L’explication la plus sensée est d'y voir une volonté du gouvernement d’exprimer sa dérive nationaliste à une population déjà chargée de vindicte patriotique. En effet, la société algérienne n’a jamais pris la question de la nationalité à la légère. La Présidence de la République exige non seulement la nationalité algérienne exclusive, mais également l’assurance que le détenteur du poste n’en ait jamais eu d’autre et que ses deux parents soient algériens. Le mythe du binational comme cinquième colonne est bel et bien présent dans l’imaginaire du pays, et sa prise en compte par le pouvoir semble lui donner substance.
L'instrumentalisation de la nationalité
Impossible d’ignorer enfin la concomitance des invitations française et algérienne à discriminer leur population commune. Si l’une d’entre elles n’a pas abouti (les propositions de révision constitutionnelle parmi lesquelles la polémique déchéance de nationalité ont été rejetées par le Sénat le 17 mars dernier), l’autre a au contraire trouvé sa place dans la nouvelle constitution algérienne. Qu’elle prenne la forme d’une lutte contre le terrorisme ou d’une défense de la souveraineté nationale, la méfiance envers les citoyens de deux ou trois pays ne relève plus du simple fait social, mais a monté jusqu’au coeur des projets constitutionnels. Quelle que soit l’excuse, le politique tente de s’emparer du capital symbolique de la nationalité pour redorer son image, ignorant les effets désastreux sur l’égalité entre citoyens et l’unité nationale.

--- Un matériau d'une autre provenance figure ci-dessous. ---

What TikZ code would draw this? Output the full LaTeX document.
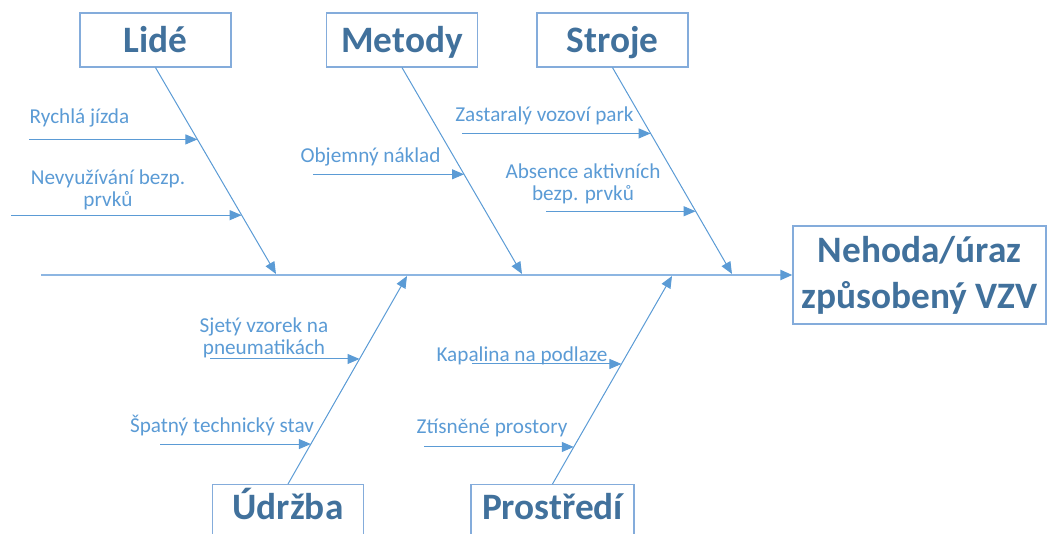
\documentclass[tikz,border=0pt]{standalone}
\usepackage{fontspec}
\setmainfont{Carlito}
\usetikzlibrary{arrows.meta,calc}
\definecolor{bone}{HTML}{5B9BD5}
\definecolor{spine}{HTML}{8DB6E2}
\definecolor{frame}{HTML}{84ACDB}
\definecolor{heading}{HTML}{41719C}

\begin{document}
\begin{tikzpicture}[x=1pt, y=-1pt, >={Triangle[length=12pt, width=10pt]},
	framebox/.style={draw=frame, line width=1.2pt, inner sep=0pt, text=heading},
	headbox/.style={framebox, minimum width=151pt, minimum height=54pt, text height=30pt, text depth=4pt, font=\fontsize{37.3}{40}\selectfont\bfseries},
	cause/.style={text=bone, align=center, inner sep=0pt, anchor=base, font=\fontsize{21.2}{22.5}\selectfont}]
	\useasboundingbox (0,0) rectangle (1049,534);
	\clip (0,0) rectangle (1049,534);

	% \cause#name#bonetop#bonebottom#pos#startx
	\def\cause#1#2#3#4#5{
		\coordinate (#1) at ($(#2)!#4!(#3)$);
		\coordinate (#1start) at (#5,0 |- #1);
		\draw[->, draw=bone, line width=1pt] (#1start) -- (#1);
	}

	% heads
	\foreach \name/\x/\txt in {lide/155.5/Lidé, metody/402/Metody, stroje/612.5/Stroje}
		\node[headbox] (\name) at (\x,40) {\txt};
	\node[headbox, anchor=north, text depth=14pt] (udrzba) at (288,484) {Údržba};
	\node[headbox, anchor=north, text depth=14pt, minimum width=163pt] (prostredi) at (552.5,484) {Prostředí};
	\node[framebox, minimum width=253pt, minimum height=98pt, align=center, font=\fontsize{37.3}{46}\selectfont\bfseries] (nehoda) at (919.5,275) {Nehoda/úraz\\způsobený VZV};

	% spine and bones
	\coordinate (spinestart) at (41,275);
	\draw[-{Triangle[length=12pt, width=10pt, color=bone]}, draw=spine, line width=2pt] (spinestart) -- (nehoda.west);
	\foreach \name/\x in {lide/276, metody/522, stroje/732} {
		\coordinate (\name-end) at (\x,274);
		\draw[->, draw=bone, line width=1pt] (\name.south) -- (\name-end);
	}
	\foreach \name/\x in {udrzba/407, prostredi/672} {
		\coordinate (\name-end) at (\x,276);
		\draw[->, draw=bone, line width=1pt] (\name.north) -- (\name-end);
	}

	% causes
	\cause{rychla}{lide.south}{lide-end}{.348}{29}
	\cause{nevyuzivani}{lide.south}{lide-end}{.715}{11}
	\cause{objemny}{metody.south}{metody-end}{.517}{313}
	\cause{zastaraly}{stroje.south}{stroje-end}{.319}{462}
	\cause{absence}{stroje.south}{stroje-end}{.696}{546}
	\cause{sjety}{udrzba.north}{udrzba-end}{.601}{210}
	\cause{spatny}{udrzba.north}{udrzba-end}{.192}{160}
	\cause{kapalina}{prostredi.north}{prostredi-end}{.577}{472}
	\cause{ztisnene}{prostredi.north}{prostredi-end}{.178}{424}

	\node[cause] (rychlalabel) at (79.5,124) {Rychlá jízda};
	\node[cause] (nevyuzivanilabel) at (108,207) {Nevyužívání bezp.\\prvků};
	\node[cause] (objemnylabel) at (370.5,163) {Objemný náklad};
	\node[cause] (zastaralylabel) at (544.5,122) {Zastaralý vozoví park};
	\node[cause] (absencelabel) at (583,201) {Absence aktivních\\bezp. prvků};
	\node[cause] (sjetylabel) at (264,355) {Sjetý vzorek na\\pneumatikách};
	\node[cause] (spatnylabel) at (222,432) {Špatný technický stav};
	\node[cause] (kapalinalabel) at (522,362) {Kapalina na podlaze};
	\node[cause] (ztisnenelabel) at (492,433) {Ztísněné prostory};
\end{tikzpicture}
\end{document}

Et ce tournant contre la population binationale est loin d’être isolé. Il y a deux jours, l’Australie déchoyait de sa nationalité un combattant libano-australien de Daesh dans le cadre d’une nouvelle loi antiterroriste. Marine Le Pen appelait le même jour les binationaux français à « choisir leur nationalité ». La Suisse se démène sur sa propre loi de naturalisation, ravivant le débat sur la possession de deux passeports par les binationaux. Toutes ces manifestations d'hostilité portent à croire qu'avoir le double de droits et de devoirs est suspicieux, voire dangereux.
Le vrai danger cependant est de prendre le binational pour un Cheval de Troie et ainsi aliéner une population que l’éloignement rend déjà vulnérable. Il faut croire que pour le gouvernement algérien, méfiance est mère de sûreté.